For analytical convenience, a more tractable function for this task is the logistic which is an approximation of the heavyside step function. Here

\[\label{eq:logisticFunction} \sigma(z) = \frac{e^{z}}{1 + e^{z}} = \frac{1}{1 + e^{-z}}\]

where we use the relation

\[\ H(z) = \lim_{k \to \infty} \left(\frac{1}{2} + \frac{1}{2}tanh(kz) \right) = \lim_{k \to \infty} \left(\frac{1}{1+e^{-kz}} \right)\]

The logistic function has the advantageof being smooth, well defined for all real numbers and the image of the funciton is \((0,1)\). This property lends itself to reading outputs as probabilities of targets belonging to a certain class. The derivative of this function can be put in terms of the function itself, where

\[\label{eq:derivativeLogisticFunction} \sigma '(a) = \sigma(a)( 1 - \sigma(a) )\]

The logistic function is also bijective, with the inverse given by the logit function

\[\label{eq:logitFunction} \sigma^{-1}(z) = log( \frac{z}{1 - z})\]

For the scenario characterized in \ref{formula:1} we would have to finally assign each output to a specific class.
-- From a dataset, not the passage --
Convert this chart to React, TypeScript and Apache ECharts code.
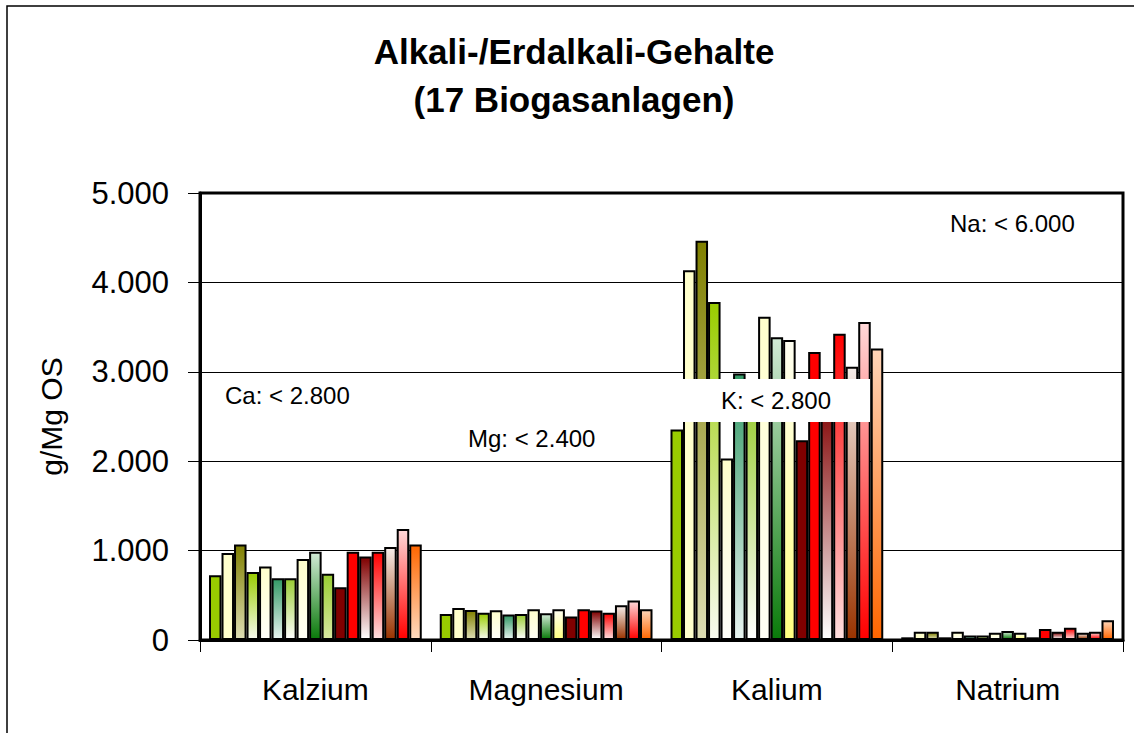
import React, { useEffect, useRef } from "react";
import * as echarts from "echarts";

const categories = ["Kalzium", "Magnesium", "Kalium", "Natrium"];
const yTicks = [0, 1000, 2000, 3000, 4000, 5000];

// one value per biogas plant (17 plants) for each element
const kalzium = [725, 972, 1069, 762, 822, 692, 692, 905, 987, 740, 591, 987, 934, 987, 1039, 1241, 1069];
const magnesium = [291, 359, 336, 306, 333, 284, 291, 344, 299, 344, 262, 344, 329, 306, 389, 441, 344];
const kalium = [2354, 4137, 4465, 3782, 2029, 2982, 2700, 3617, 3386, 3356, 2235, 3221, 2700, 3427, 3057, 3557, 3262];
const natrium = [30, 93, 93, 30, 93, 49, 49, 82, 101, 82, 30, 123, 93, 138, 82, 93, 221];

const plants = Array.from({ length: 17 }, (_, i) => `Anlage ${i + 1}`);

const annotations = [
  { text: "Ca: < 2.800" },
  { text: "Mg: < 2.400" },
  { text: "K: < 2.800" },
  { text: "Na: < 6.000" },
];

// [top colour, bottom colour]
const plantColors: [string, string][] = [
  ["#99CC00", "#99CC00"],
  ["#FFFFCC", "#FFFFCC"],
  ["#808000", "#DDDDB4"],
  ["#99CC00", "#F8FBF0"],
  ["#FFFFCC", "#FFFFFA"],
  ["#339966", "#E8F4F0"],
  ["#99CC33", "#FFFFFF"],
  ["#FFFFCC", "#FFFFF6"],
  ["#D2EAD6", "#0A7A0A"],
  ["#FFFFF2", "#FFFF80"],
  ["#800000", "#800000"],
  ["#FF0000", "#FF0000"],
  ["#800000", "#FFFFFF"],
  ["#FF0000", "#FFE0E0"],
  ["#F5ECE8", "#993300"],
  ["#FFD8D8", "#FF0000"],
  ["#FFD5B8", "#FF6600"],
];
// Kalzium bars drawn with a different fill in the original
const kalziumOverrides: Record<number, [string, string]> = {
  9: ["#99CC33", "#D8E8A0"],
  16: ["#FF6600", "#FFDCC0"],
};

const grad = (c: [string, string]) =>
  new echarts.graphic.LinearGradient(0, 0, 0, 1, [
    { offset: 0, color: c[0] },
    { offset: 1, color: c[1] },
  ]);

const FONT = "'Liberation Sans', Arial, sans-serif";

export default function App() {
  const ref = useRef<HTMLDivElement>(null);
  useEffect(() => {
    if (!ref.current) return;
    const chart = echarts.init(ref.current, undefined, { renderer: "svg" });
    const series = plants.map((name, i) => {
      const vals = [kalzium[i], magnesium[i], kalium[i], natrium[i]];
      return {
        name,
        type: "bar",
        barGap: "0%",
        barCategoryGap: "7.8%",
        itemStyle: { color: grad(plantColors[i]), borderColor: "#000", borderWidth: 2 },
        data: vals.map((v, j) =>
          j === 0 && kalziumOverrides[i]
            ? { value: v, itemStyle: { color: grad(kalziumOverrides[i]) } }
            : v
        ),
      };
    });
    chart.setOption({
      animation: false,
      backgroundColor: "#fff",
      textStyle: { fontFamily: FONT },
      title: {
        text: "Alkali-/Erdalkali-Gehalte\n(17 Biogasanlagen)",
        left: 569,
        top: 22,
        textAlign: "center",
        textStyle: { fontFamily: FONT, fontSize: 35, fontWeight: "bold", color: "#000", lineHeight: 48 },
      },
      grid: {
        left: 200,
        top: 193,
        right: 11,
        bottom: 93,
        show: true,
        borderColor: "#000",
        borderWidth: 3,
      },
      xAxis: {
        type: "category",
        data: categories,
        axisLine: { show: true, lineStyle: { color: "#000", width: 3 } },
        axisTick: { show: true, length: 12, lineStyle: { color: "#000", width: 1 } },
        axisLabel: { color: "#000", fontSize: 30, margin: 34, fontFamily: FONT },
      },
      yAxis: {
        type: "value",
        min: yTicks[0],
        max: yTicks[yTicks.length - 1],
        interval: 1000,
        name: "g/Mg OS",
        nameLocation: "middle",
        nameGap: 134,
        nameTextStyle: { color: "#000", fontSize: 30, fontFamily: FONT },
        axisLine: { show: true, lineStyle: { color: "#000", width: 3 } },
        axisTick: { show: true, length: 12, lineStyle: { color: "#000", width: 1 } },
        axisLabel: {
          color: "#000",
          fontSize: 31,
          margin: 31,
          fontFamily: FONT,
          formatter: (v: number) => String(v).replace(/\B(?=(\d{3})+(?!\d))/g, "."),
        },
        splitLine: { show: true, lineStyle: { color: "#000", width: 1 } },
      },
      series,
      graphic: [
        {
          type: "rect",
          silent: true,
          shape: { x: 7, y: 6, width: 1140, height: 740 },
          style: { fill: "none", stroke: "#000", lineWidth: 1.5 },
        },
        {
          type: "text",
          x: 225,
          y: 395,
          style: { text: annotations[0].text, fontSize: 24, fontFamily: FONT, fill: "#000", textVerticalAlign: "middle" },
          z: 100,
        },
        {
          type: "text",
          x: 468,
          y: 438,
          style: { text: annotations[1].text, fontSize: 24, fontFamily: FONT, fill: "#000", textVerticalAlign: "middle" },
          z: 100,
        },
        {
          type: "rect",
          shape: { x: 683, y: 379, width: 187, height: 43 },
          style: { fill: "#fff" },
          z: 100,
        },
        {
          type: "text",
          x: 776,
          y: 400,
          style: {
            text: annotations[2].text,
            fontSize: 24,
            fontFamily: FONT,
            fill: "#000",
            textAlign: "center",
            textVerticalAlign: "middle",
          },
          z: 101,
        },
        {
          type: "text",
          x: 950,
          y: 223,
          style: { text: annotations[3].text, fontSize: 24, fontFamily: FONT, fill: "#000", textVerticalAlign: "middle" },
          z: 100,
        },
      ],
    });
    return () => chart.dispose();
  }, []);
  return (
    <div
      ref={ref}
      style={{ position: "fixed", left: 0, top: 0, width: 1134, height: 733, background: "#fff" }}
    />
  );
}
A common approach for this is to categorize each output whether \(\hat{y} > 0.5\) \label{formula:logitThreshold}. Notice that having \(h(x \cdot \theta) = 0.5\) implies that \(x \cdot \theta = 0\) and thus our classifier is separating samples in feature space (the space of the inputs) with the hyper-plane defined by the parameter \(\theta\). Having a higher \(\hat{y}\) for a given sample implies that it is further away from the hyper-plane. The same goes for low estimated targets. If we were to read this as a probability, we can interpret that the algorithm is modeling the posterior probability \(P(Y_i = y | X_i = x)\) and would correspond to having a higher confidence in the classification.


  1. In formula \ref{formula:1} we have omitted the intercept parameter , generally noted as \(\theta_0\). The reason for this is that one can include this parameter implicitly if we allow for a synthetic feature \(X^0\) in \(X\) which is a vector with all of its components equal to 1.